Aim: Output the first line of the listing and each line after it, up to and including the line that contains "ch7 = [40.1, 40.5, 34.0, 32.6]", exactly as written, minus the pictures.
..............................
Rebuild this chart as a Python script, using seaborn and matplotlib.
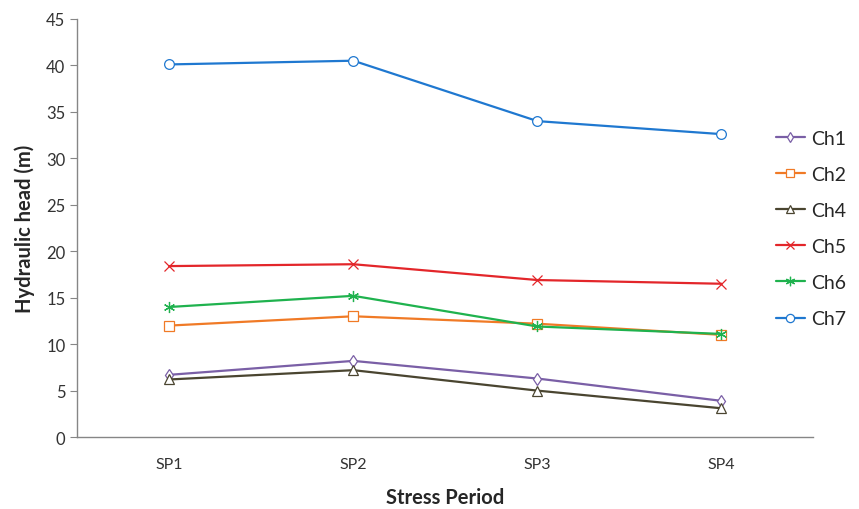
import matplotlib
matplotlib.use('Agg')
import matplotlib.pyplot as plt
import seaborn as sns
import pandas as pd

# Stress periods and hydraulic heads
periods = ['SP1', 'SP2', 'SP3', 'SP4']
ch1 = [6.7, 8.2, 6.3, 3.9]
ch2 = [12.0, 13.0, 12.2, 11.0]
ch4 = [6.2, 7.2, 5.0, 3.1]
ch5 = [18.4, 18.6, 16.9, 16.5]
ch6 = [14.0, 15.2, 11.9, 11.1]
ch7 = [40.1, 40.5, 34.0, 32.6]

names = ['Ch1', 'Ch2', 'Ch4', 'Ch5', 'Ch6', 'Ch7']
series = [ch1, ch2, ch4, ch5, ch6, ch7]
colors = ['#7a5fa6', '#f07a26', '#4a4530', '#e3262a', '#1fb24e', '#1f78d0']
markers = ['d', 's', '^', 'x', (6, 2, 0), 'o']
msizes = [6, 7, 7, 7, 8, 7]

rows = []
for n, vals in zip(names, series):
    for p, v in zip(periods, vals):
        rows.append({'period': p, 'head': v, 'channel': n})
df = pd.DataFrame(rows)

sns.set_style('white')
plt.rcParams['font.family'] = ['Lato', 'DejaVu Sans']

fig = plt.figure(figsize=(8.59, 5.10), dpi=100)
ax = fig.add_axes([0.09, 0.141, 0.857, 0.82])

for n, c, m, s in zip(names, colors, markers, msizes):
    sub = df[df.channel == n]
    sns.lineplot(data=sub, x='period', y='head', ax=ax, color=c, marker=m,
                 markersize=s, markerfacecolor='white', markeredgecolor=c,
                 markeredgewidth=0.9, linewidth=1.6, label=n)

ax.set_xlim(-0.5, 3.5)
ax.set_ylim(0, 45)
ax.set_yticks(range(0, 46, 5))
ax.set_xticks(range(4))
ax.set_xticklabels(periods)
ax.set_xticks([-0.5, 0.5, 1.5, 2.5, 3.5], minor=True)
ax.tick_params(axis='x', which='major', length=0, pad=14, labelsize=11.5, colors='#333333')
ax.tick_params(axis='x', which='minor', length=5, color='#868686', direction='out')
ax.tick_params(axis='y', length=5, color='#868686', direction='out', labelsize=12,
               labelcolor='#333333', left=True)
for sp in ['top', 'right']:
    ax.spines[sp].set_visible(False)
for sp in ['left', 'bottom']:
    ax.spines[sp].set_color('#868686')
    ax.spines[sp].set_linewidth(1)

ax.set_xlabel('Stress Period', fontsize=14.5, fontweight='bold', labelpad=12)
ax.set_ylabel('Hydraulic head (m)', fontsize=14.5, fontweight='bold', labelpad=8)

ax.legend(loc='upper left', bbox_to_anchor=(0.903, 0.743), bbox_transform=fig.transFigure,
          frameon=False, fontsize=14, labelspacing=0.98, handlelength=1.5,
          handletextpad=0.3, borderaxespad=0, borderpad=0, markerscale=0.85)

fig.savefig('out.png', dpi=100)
..............................
Answer to this task:
Rebuild this chart as a Python script, using seaborn and matplotlib.
import matplotlib
matplotlib.use('Agg')
import matplotlib.pyplot as plt
import seaborn as sns
import pandas as pd

# Stress periods and hydraulic heads
periods = ['SP1', 'SP2', 'SP3', 'SP4']
ch1 = [6.7, 8.2, 6.3, 3.9]
ch2 = [12.0, 13.0, 12.2, 11.0]
ch4 = [6.2, 7.2, 5.0, 3.1]
ch5 = [18.4, 18.6, 16.9, 16.5]
ch6 = [14.0, 15.2, 11.9, 11.1]
ch7 = [40.1, 40.5, 34.0, 32.6]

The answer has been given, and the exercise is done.